Fans who grew tired of the five-hour long games between the Yankees and Red Sox would complain if the teams met in early April or if they had already played a couple series before the first of May. But now, those series are the only ones that mean anything because when the schedule rolls around to the second half, one of their seasons is usually over. Before 2012, any Yankees-Red Sox meant something and a weekend series meant clearing your schedule. It meant watching Friday night’s game from 7 until midnight. It meant watching Saturday’s game from 4 to 9 and Sunday night’s game from 8 to 1. It meant being worried about how horrible a series loss would feel and how satisfying a series win would be. It meant being petrified of getting swept and making sure to contact every Red Sox fan I know if the Yankees did the sweeping. This week has served as a reminder of how the importance of these games has disappeared since the result only matters for one team.
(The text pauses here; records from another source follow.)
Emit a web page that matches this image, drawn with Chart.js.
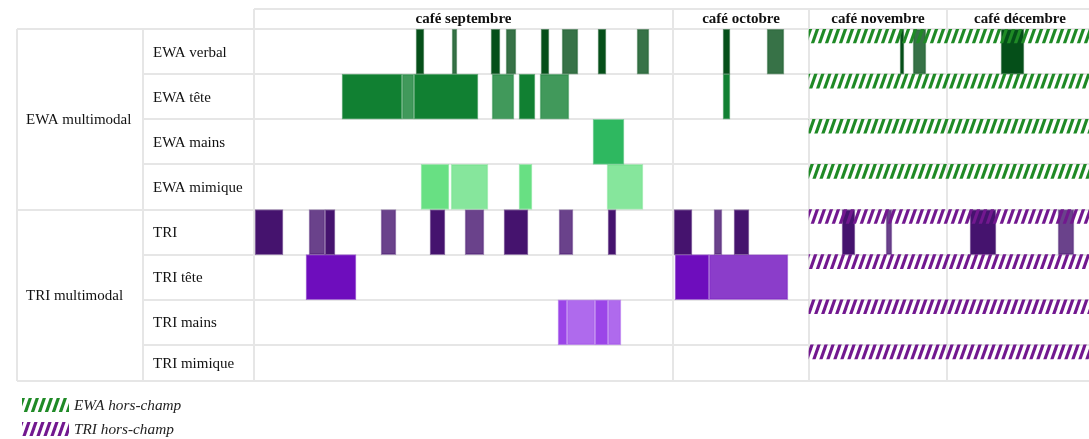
<!DOCTYPE html>
<html lang="fr">
<head>
<meta charset="utf-8">
<title>EWA / TRI multimodal</title>
<script src="https://cdn.jsdelivr.net/npm/chart.js@4.4.1/dist/chart.umd.min.js"></script>
<style>
  html, body { margin: 0; padding: 0; background: #fff; }
  #wrap { width: 1089px; height: 439px; }
</style>
</head>
<body>
<div id="wrap"><canvas id="timeline" width="1089" height="439"></canvas></div>
<script>
// Sessions along the time axis (seconds, aligned recordings)
const periods = ['café septembre', 'café octobre', 'café novembre', 'café décembre'];
const periodStarts = [0, 419, 555, 693];
const timelineEnd = 839;
const visibleEnd = 835;

const groups = ['EWA multimodal', 'TRI multimodal'];
const groupRows = [4, 4];
const rows = ['EWA verbal', 'EWA tête', 'EWA mains', 'EWA mimique', 'TRI', 'TRI tête', 'TRI mains', 'TRI mimique'];

// Annotated segments per tier, [start, end]; *Soft = lighter annotation
const ewaVerbal = [[162, 170], [237, 246], [287, 295], [344, 352], [469, 476], [646, 650], [747, 770]];
const ewaVerbalSoft = [[198, 203], [252, 262], [308, 324], [383, 395], [513, 530], [659, 672]];
const ewaTete = [[88, 148], [160, 224], [265, 281], [469, 476]];
const ewaTeteSoft = [[148, 160], [238, 260], [286, 315]];
const ewaMains = [[339, 370]];
const ewaMainsSoft = [];
const ewaMimique = [[167, 195], [265, 278]];
const ewaMimiqueSoft = [[197, 234], [353, 389]];
const tri = [[1, 29], [71, 81], [176, 191], [250, 274], [354, 362], [420, 438], [480, 495], [588, 601], [716, 742]];
const triSoft = [[55, 71], [127, 142], [211, 230], [305, 319], [460, 468], [632, 638], [804, 820]];
const triTete = [[52, 102], [421, 455]];
const triTeteSoft = [[455, 534]];
const triMains = [[304, 313], [341, 354]];
const triMainsSoft = [[313, 341], [354, 367]];
const triMimique = [];
const triMimiqueSoft = [];

// Off-camera spans
const ewaHorsChamp = [555, timelineEnd];
const triHorsChamp = [555, timelineEnd];

const FONT = "'Liberation Serif', 'Times New Roman', serif";
const LABEL_COL_X = 17;
const ROW_COL_X = 143;
const Y_MAX = 7.8;
const ROW_PX = 352 / Y_MAX;
const HATCH_PX = 14;

const canvas = document.getElementById('timeline');
const mainCtx = canvas.getContext('2d');

function rgba(c, a) { return `rgba(${c[0]}, ${c[1]}, ${c[2]}, ${a})`; }

// diagonal stripes, tile repeats cleanly both ways
function makeHatch(color) {
  const tile = document.createElement('canvas');
  tile.width = 7; tile.height = 20;
  const g = tile.getContext('2d');
  g.fillStyle = color;
  for (const o of [-7, 0, 7]) {
    g.beginPath();
    g.moveTo(o, 20);
    g.lineTo(o + 3.3, 20);
    g.lineTo(o + 10.3, 0);
    g.lineTo(o + 7, 0);
    g.closePath();
    g.fill();
  }
  return mainCtx.createPattern(tile, 'repeat');
}
const ewaHatch = makeHatch('#1f8a26');
const triHatch = makeHatch('#72188f');

const tiers = [
  [ewaVerbal, ewaVerbalSoft, [5, 79, 25]],
  [ewaTete, ewaTeteSoft, [17, 128, 50]],
  [ewaMains, ewaMainsSoft, [46, 184, 96]],
  [ewaMimique, ewaMimiqueSoft, [104, 224, 131]],
  [tri, triSoft, [69, 19, 110]],
  [triTete, triTeteSoft, [110, 13, 189]],
  [triMains, triMainsSoft, [155, 69, 232]],
  [triMimique, triMimiqueSoft, [190, 140, 240]]
];

function segs(list, row) {
  return list.map(([s, e]) => ({ x: [s, e], y: row + 0.5 }));
}

const datasets = [];
tiers.forEach(([solid, soft, c], row) => {
  datasets.push({
    label: rows[row], data: segs(solid, row), order: 1,
    backgroundColor: rgba(c, 1), borderColor: rgba(c, 0.55),
    borderWidth: 1, borderSkipped: false, barThickness: ROW_PX
  });
  datasets.push({
    label: rows[row] + ' (soft)', data: segs(soft, row), order: 1,
    backgroundColor: rgba(c, 0.8), borderColor: rgba(c, 0.45),
    borderWidth: 1, borderSkipped: false, barThickness: ROW_PX
  });
});

const hatchY = (HATCH_PX / 2) / ROW_PX;
datasets.push({
  label: 'EWA hors-champ', order: 0, barThickness: HATCH_PX, borderWidth: 0,
  data: [0, 1, 2, 3].map(r => ({ x: ewaHorsChamp, y: r + hatchY })),
  backgroundColor: ewaHatch
});
datasets.push({
  label: 'TRI hors-champ', order: 0, barThickness: HATCH_PX, borderWidth: 0,
  data: [4, 5, 6, 7].map(r => ({ x: triHorsChamp, y: r + hatchY })),
  backgroundColor: triHatch
});

// table grid, headers, tier names and legend
const tablePlugin = {
  id: 'table',
  beforeDatasetsDraw(chart) {
    const { ctx, chartArea: a, scales: { x, y } } = chart;
    const headTop = a.top - 20;
    const right = chart.width + 10;
    ctx.save();
    ctx.strokeStyle = '#e6e6e6';
    ctx.lineWidth = 2;
    ctx.beginPath();
    ctx.moveTo(a.left, headTop); ctx.lineTo(right, headTop);
    let groupStart = 0;
    const groupTops = new Set();
    groupRows.forEach(n => { groupTops.add(groupStart); groupStart += n; });
    rows.forEach((r, i) => {
      const py = Math.round(y.getPixelForValue(i));
      ctx.moveTo(groupTops.has(i) ? LABEL_COL_X : ROW_COL_X, py);
      ctx.lineTo(right, py);
    });
    ctx.moveTo(LABEL_COL_X, a.bottom); ctx.lineTo(right, a.bottom);
    ctx.moveTo(LABEL_COL_X, a.top); ctx.lineTo(LABEL_COL_X, a.bottom);
    ctx.moveTo(ROW_COL_X, a.top); ctx.lineTo(ROW_COL_X, a.bottom);
    periodStarts.forEach(s => {
      const px = Math.round(x.getPixelForValue(s));
      ctx.moveTo(px, headTop); ctx.lineTo(px, a.bottom);
    });
    ctx.stroke();
    ctx.restore();
  },
  afterDraw(chart) {
    const { ctx, chartArea: a, scales: { x, y } } = chart;
    ctx.save();
    ctx.fillStyle = '#111';
    ctx.textBaseline = 'middle';

    // session headers
    ctx.font = `bold 15px ${FONT}`;
    ctx.textAlign = 'center';
    periods.forEach((p, i) => {
      const s = periodStarts[i];
      const e = i + 1 < periodStarts.length ? periodStarts[i + 1] : timelineEnd;
      ctx.fillText(p, (x.getPixelForValue(s) + x.getPixelForValue(e)) / 2, a.top - 10);
    });

    // tier names
    ctx.font = `15px ${FONT}`;
    ctx.textAlign = 'left';
    rows.forEach((r, i) => {
      const cy = (y.getPixelForValue(i) + y.getPixelForValue(Math.min(i + 1, Y_MAX))) / 2;
      ctx.fillText(r, ROW_COL_X + 10, cy + 1);
    });

    // group names
    let start = 0;
    groups.forEach((gname, k) => {
      const end = Math.min(start + groupRows[k], Y_MAX);
      const cy = (y.getPixelForValue(start) + y.getPixelForValue(end)) / 2;
      ctx.fillText(gname, LABEL_COL_X + 9, cy + 1);
      start += groupRows[k];
    });

    // legend
    ctx.font = `italic 15.3px ${FONT}`;
    [['EWA hors-champ', ewaHatch], ['TRI hors-champ', triHatch]].forEach(([label, pat], k) => {
      const top = a.bottom + 17 + k * 24;
      ctx.fillStyle = pat;
      ctx.fillRect(22, top, 47, HATCH_PX);
      ctx.fillStyle = '#222';
      ctx.fillText(label, 74, top + 8);
    });
    ctx.restore();
  }
};

new Chart(canvas, {
  type: 'bar',
  data: { datasets },
  options: {
    indexAxis: 'y',
    responsive: false,
    animation: false,
    layout: { padding: { left: 254, top: 29, right: 0, bottom: 58 } },
    scales: {
      x: { type: 'linear', min: 0, max: visibleEnd, stacked: false, display: false },
      y: { type: 'linear', min: 0, max: Y_MAX, reverse: true, stacked: true, offset: false, display: false }
    },
    plugins: {
      legend: { display: false },
      tooltip: { enabled: false }
    }
  },
  plugins: [tablePlugin]
});
</script>
</body>
</html>
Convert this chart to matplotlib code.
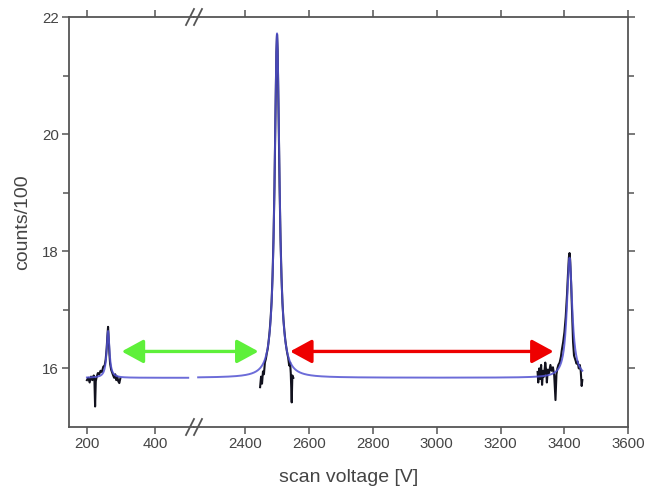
import numpy as np
import matplotlib
matplotlib.use("Agg")
import matplotlib.pyplot as plt
from matplotlib.lines import Line2D

plt.rcParams['font.family'] = ['Liberation Sans', 'DejaVu Sans']

# ---- data ----
# Lorentzian fit parameters (baseline, centres, amplitudes, HWHM)
fit_baseline = 15.84
fit_centers = [262, 2500, 3416]
fit_amps = [0.80, 5.88, 2.05]
fit_widths = [5.0, 9.0, 10.0]
fit_range_left = (200, 497)
fit_range_right = (2253, 3456)

# measured data (scan voltage, counts/100)
left_x = [200, 204, 208, 212, 216, 220, 222, 224, 226, 228, 232, 236, 240, 244, 248, 252,
          255, 258, 260, 262, 264, 266, 268, 271, 274, 277, 280, 283, 286, 289, 292, 295, 298]
left_y = [15.80, 15.84, 15.76, 15.86, 15.80, 15.88, 15.80, 15.35, 15.78, 15.84, 15.92, 15.90,
          15.96, 15.94, 16.03, 16.05, 16.15, 16.35, 16.55, 16.71, 16.50, 16.25, 16.08, 15.98,
          15.93, 15.88, 15.84, 15.90, 15.80, 15.86, 15.78, 15.75, 15.83]

mid_x = [2447, 2450, 2453, 2456, 2459, 2462, 2465, 2468, 2471, 2474, 2477, 2480, 2483, 2486,
         2489, 2492, 2495, 2498, 2500, 2502, 2505, 2508, 2511, 2514, 2517, 2520, 2523, 2526,
         2529, 2532, 2535, 2538, 2541, 2543, 2546, 2548, 2551]
mid_y = [15.68, 15.86, 15.74, 15.95, 15.90, 16.10, 16.16, 16.26, 16.34, 16.48, 16.64, 16.86,
         17.14, 17.58, 18.22, 19.10, 20.30, 21.40, 21.70, 21.42, 20.30, 19.10, 18.20, 17.56,
         17.12, 16.84, 16.64, 16.48, 16.36, 16.26, 16.18, 16.05, 16.10, 15.92, 15.42, 15.88, 15.84]

right_x = [3316, 3318, 3321, 3324, 3327, 3330, 3333, 3336, 3340, 3343, 3345, 3348, 3352, 3356,
           3360, 3364, 3368, 3372, 3375, 3378, 3381, 3385, 3389, 3392, 3396, 3400, 3404, 3408,
           3411, 3414, 3416, 3418, 3421, 3424, 3427, 3430, 3434, 3438, 3441, 3445, 3448, 3451,
           3454, 3456]
right_y = [15.94, 15.76, 16.00, 15.82, 16.06, 15.72, 15.96, 15.86, 16.10, 15.95, 15.76, 15.98,
           15.92, 16.06, 15.96, 16.02, 15.88, 15.46, 15.90, 16.00, 16.06, 16.10, 16.20, 16.32,
           16.45, 16.62, 16.88, 17.25, 17.60, 17.90, 17.97, 17.85, 17.45, 16.95, 16.45, 16.22,
           16.15, 16.08, 16.12, 16.00, 16.06, 15.96, 15.70, 15.80]

left_xticks = [200, 400]
right_xticks = [2400, 2600, 2800, 3000, 3200, 3400, 3600]
yticks = [16, 18, 20, 22]
yticks_minor = [17, 19, 21]

green_arrow = ((302, 16.29), (2442, 16.29))
red_arrow = ((2541, 16.29), (3366, 16.29))


def fit_curve(x):
    y = np.full_like(x, fit_baseline, dtype=float)
    for c, a, w in zip(fit_centers, fit_amps, fit_widths):
        y += a / (1 + ((x - c) / w) ** 2)
    return y


# ---- layout ----
W, H = 648, 492
fig = plt.figure(figsize=(W / 100, H / 100), dpi=100)
L, R = 68.5 / W, 628.3 / W
B, T = 1 - 427 / H, 1 - 17 / H
BRK = 194 / W
ax1 = fig.add_axes([L, B, BRK - L, T - B])
ax2 = fig.add_axes([BRK, B, R - BRK, T - B], sharey=ax1)

axcol = '#555555'
txtcol = '#444444'
for ax in (ax1, ax2):
    for s in ax.spines.values():
        s.set_color(axcol)
        s.set_linewidth(1.3)
    ax.tick_params(which='both', direction='out', color=axcol, labelcolor=txtcol,
                   labelsize=10.8, width=1.1, top=True, labeltop=False, pad=2)
    ax.tick_params(which='major', length=5)
    ax.tick_params(which='minor', length=4)

ax1.spines['right'].set_visible(False)
ax2.spines['left'].set_visible(False)
ax1.tick_params(axis='y', which='both', right=False, left=True)
ax2.tick_params(axis='y', which='both', left=False, right=True, labelleft=False, labelright=False)

ax1.set_xlim(146, 514)
ax2.set_xlim(2240, 3600)
ax1.set_ylim(15, 22)
ax1.set_xticks(left_xticks)
ax2.set_xticks(right_xticks)
ax1.set_yticks(yticks)
ax1.set_yticks(yticks_minor, minor=True)

black = '#12121e'
blue = '#5252d2'
ax1.plot(left_x, left_y, color=black, lw=1.5, zorder=2)
ax2.plot(mid_x, mid_y, color=black, lw=1.5, zorder=2)
ax2.plot(right_x, right_y, color=black, lw=1.5, zorder=2)

xl = np.linspace(*fit_range_left, 800)
xr = np.linspace(*fit_range_right, 6000)
ax1.plot(xl, fit_curve(xl), color=blue, lw=1.4, alpha=0.85, zorder=3)
ax2.plot(xr, fit_curve(xr), color=blue, lw=1.4, alpha=0.85, zorder=3)

# arrows
for (p0, p1), col in ((green_arrow, '#5ef03a'), (red_arrow, '#ee0000')):
    src_ax = ax1 if p0[0] < 1000 else ax2
    ax2.annotate('', xy=p1, xycoords='data', xytext=p0, textcoords=src_ax.transData,
                 arrowprops=dict(arrowstyle='<|-|>,head_length=1.1,head_width=0.6',
                                 mutation_scale=12, color=col, lw=2.4,
                                 shrinkA=0, shrinkB=0),
                 annotation_clip=False, zorder=5)

# break marks
for yb in (B, T):
    for dx in (-4, 4):
        x0 = BRK + (dx - 4) / W
        x1 = BRK + (dx + 4) / W
        fig.add_artist(Line2D([x0, x1], [yb - 8 / H, yb + 8 / H], color=axcol, lw=1.3,
                              transform=fig.transFigure))

ax1.set_ylabel('counts/100', fontsize=14, color=txtcol, labelpad=8)
fig.text((L + R) / 2, 1 - 478 / H, 'scan voltage [V]', ha='center', va='center',
         fontsize=14, color=txtcol)

fig.savefig('out.png', dpi=100)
I never want the Red Sox to be good and they can’t lose enough. But part of me wants them to suck less than they do. I don’t need them beating the Yankees in a postseason series or winning the World Series, I just want them to not be the 1997-2008 Rays. I guess I kind of/sort of miss the Red Sox being good because I miss everything that comes with both teams being good at the same time.

I miss the buzz in either city with the other team in town. I miss the hatred in the crowd. I miss the fights and verbal abuse in the right field bleachers at Yankee Stadium. I miss going to Fenway Park and wondering if I would make it out alive. I miss the punches and beers thrown in the Stadium and the explicit chants that would increase as everyone’s blood alcohol level did. I miss scouring the Internet for hours to avoid paying $100 for standing room and obstructed view seats at Fenway. I miss how enjoyable the wins were and how devastating the losses were.

I miss what Yankees-Red Sox was and hate what it is.